Someday isn’t a day of the week: Engaging youth leaders today

The role adults play in increasing youth leadership capacity in the here and now.

Recently, a newsletter from Good Food Jobs caught my attention, despite the fact that this website’s mission and content aren’t related to the work I do at Michigan State University Extension. It was entitled “Someday isn’t a day of the week.”

Someday is not a day of the week. What does that statement make you think? Upon reading that title, I took immediate action by copying it down and posting it on my office wall. As I sit at my desk in Justin S. Morrill Hall of Agriculture and think about the work that I do, my passions and what lessons are most necessary for me to help new generations experience, this statement is a common thread. Someday is not a day of the week.

Now let’s rewind slightly. I am an educator for MSU Extension, the community arm of the University, and I work to help youth around the state develop the leadership skills they need to be active citizens. The absolute joy of my job is that so many different topics fall under my umbrella. I facilitate workshops on one specific skill, such as conflict resolution, and get to coordinate statewide programs that help youth develop a lot of these transdisciplinary skills by working from a lens, such as 4-H Capitol Experience. There is one theme that encompasses all the work I do and all the things I love about my job: empowering youth voice.

Empowering youth voice is the reason my job gets to evolve from year to year, the reason I am inspired every day to keep doing what I do. As a young person who was highly involved in extra-curricular activities, 4-H and community leadership positions, the one thing I never understood was how determined adults were to pigeonhole my leadership abilities to “the future.” Now that I’ve graduated from college and graduate school and have a great job, my power status has changed. I am now an adult. “The future” has come and now is the time I can be a leader.

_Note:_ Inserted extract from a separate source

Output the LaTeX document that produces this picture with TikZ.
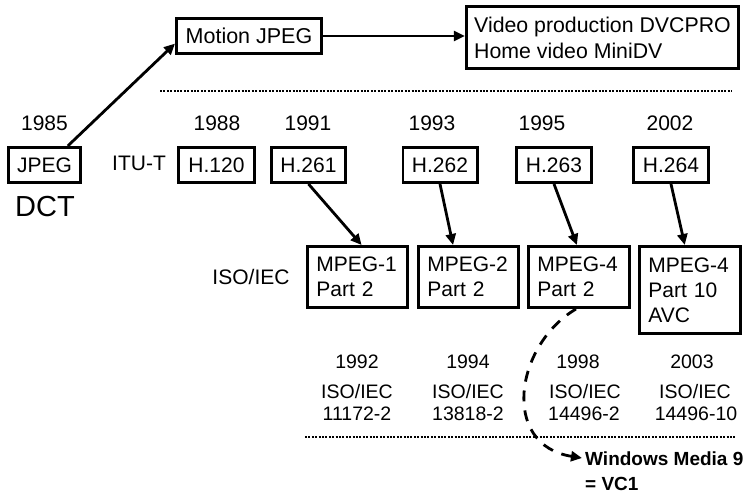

So I’m jumping in with both feet. I’ve made the conscious decision that through my work with youth, I will help communities realize that someday isn’t a day of the week. Today. Now. This is the time we should be showing our young people they matter. Showing youth their ideas and perspectives are valuable and can ignite positive change; that they have the capacity to be the leaders of today and into tomorrow, rather than just tomorrow.

This is the time that we, as adults, need to strive to shift the power dynamic and work in partnership with youth. We need to intentionally engage with the young people in our lives in ways that help them cultivate the skills they need to succeed, as well as the self-awareness and sense of worth to be resilient when they don’t. I’m living my professional life as an advocate for youth voice. Invite youth to the table. Listen to what they have to say. Let them make mistakes and help them reflect to grow from them. These are the principles I encourage you to build into your philosophy for engaging with the young people around you. Someday isn’t a day of the week. Let’s redefine the role of youth in our homes, schools and communities. Let’s engage youth leaders today.